Sunday, November 2, 2008

Bushit

The practice of disseminating lies that are so transparent as to be unequivocally recognizable as falsehoods. Named after the forty-third president of the United States, George W. Bush, under whose presidency Bushit emerged as the most common method of communicating policies of dubious merit to the electorate. What the Bush administration discovered was that a majority of the public attends far less to the content of a political message than to manner in which it is delivered. Provided a leader looks presentable, sounds confident, and is sufficiently partisan, he or she can undermine democratic rights, tamper with electoral procedures, ignore constitutional protections, and give voice to lurid nonsense with impunity.

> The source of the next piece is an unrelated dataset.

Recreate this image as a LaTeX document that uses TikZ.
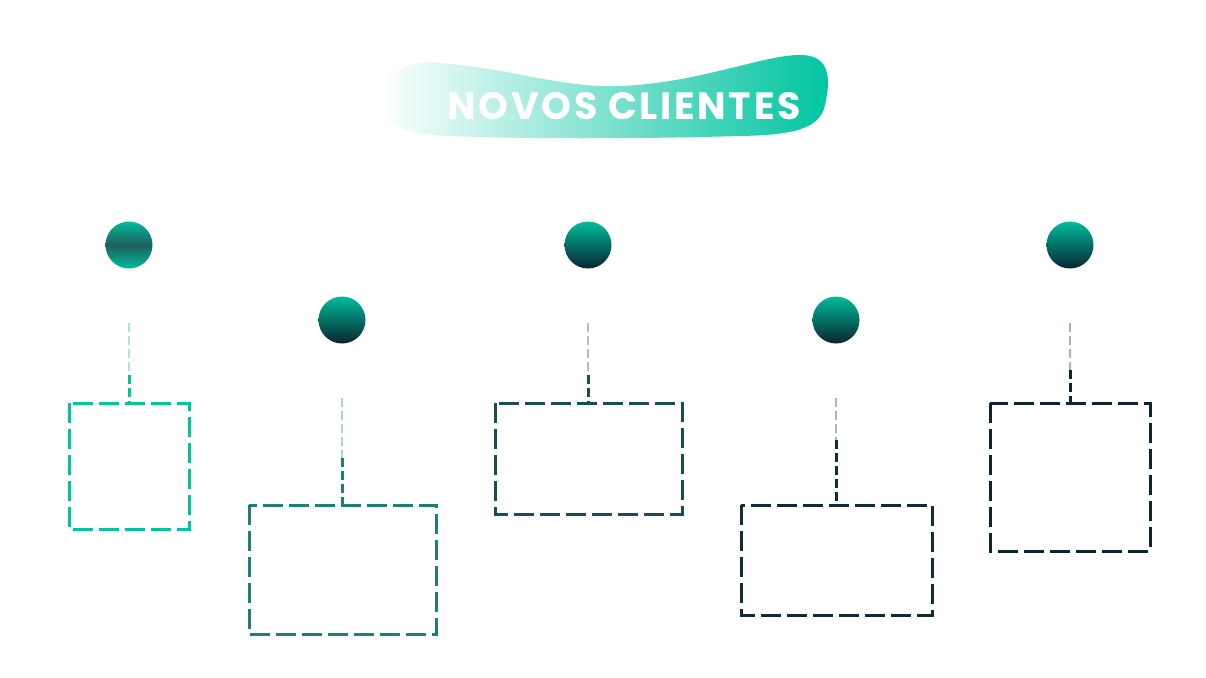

Some historians view the advent of Bushit as marking a watershed in the development of political demagoguery. Before Bush, politicians thought it necessary to keep their mendacity within the bounds of plausibility. Even tyrants like Hitler and Stalin grounded their deceits in elaborate fictions designed to convince the populace of their honesty and to justify their worst actions. Their mistake, according to Bushit theory, was to assume that people pay attention to facts, to evidence, to rational argument passionately delivered. Bushitters know otherwise. They lie and cheat openly, and deny the rationality, even the humanity, of whoever disagrees. In this they are invariably supported by those large sections of the media whose commitment to truth is in inverse relationship to the intensity of their political affiliation. Anthony J. Blair, prime minister of Great Britain (1997-2007) became the first European political figure to base his leadership on Bushit principles when he employed fabricated evidence to justify military action against Iraq. He went on to obfuscate many other issues, in a manner that seemed to some observers bizarre, if not whimsical.